The feature about the Google search that fascinates me is what happens after I type a few letters into the search box. A pull-down menu is generated that offers suggestions about what I am searching for. It is a remarkably good function and gives the impression that Google is reading my mind. For example, just now I've typed the letters "thel" in the search box (without the quotes). The second item on the pull-down menu is Thelonius Monk, the person I was thinking of when I started to type that search. This ability to match the likely search target based on just a few letters of the search offers powerful feedback to the user in part because it is so immediate, it really helps if spelling is an issue in that search, and it encourages repeated use because of its efficacy.
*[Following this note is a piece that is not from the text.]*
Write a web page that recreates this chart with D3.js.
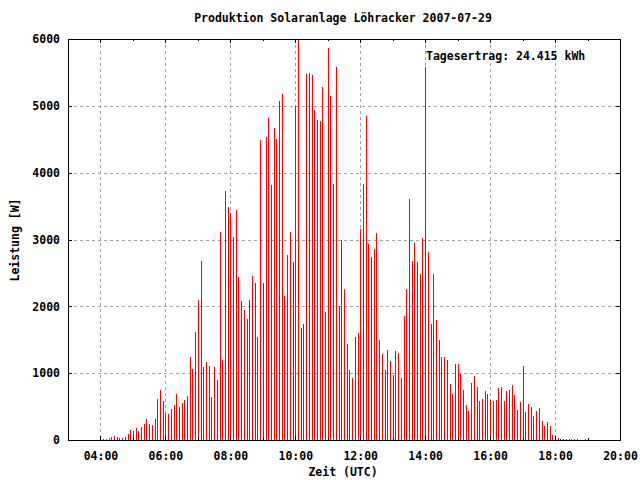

I do not know anything about the algorithm that generates the items on that pull-down list and in particular whether it is based only on the aggregate experience of all users in Google, an incredibly large data set, so that what is being returned in the pull-down list is the most common searches that start with those letters, ordered by their relative frequency, or if my own personal data also matters for what shows up on the list. As it turns out, I listen to Pandora in the browser rather than through a dedicated app (on the phone I use an app) and I have a Thelonius Monk station, though I listen to it infrequently. Does that matter in what Google returns? I don't know. But I did just try the same search at Yahoo and the order of responses in the pull-down menu was different. This doesn't explain why that is, but it does suggest a puzzle that needs some resolution. Regardless of that resolution, I can say that I'm quite happy with the way Google does this. It works well for me.
Let's turn to the second example. When I am looking up a book title or an author, I will typically first search Amazon. Their site is more user friendly than the Campus Library site (which I will use mainly to search for individual articles that like are in some database). Further, I'm typically not trying to get a copy of the book. I'm just looking for some bibliographic information about it, perhaps so I can provide a link in a blog post. Invariably after this search has been completed, the next time I go to Facebook, typically in the sidebar but once in a while even directly in my News feed, there is an ad for said book at the Amazon site.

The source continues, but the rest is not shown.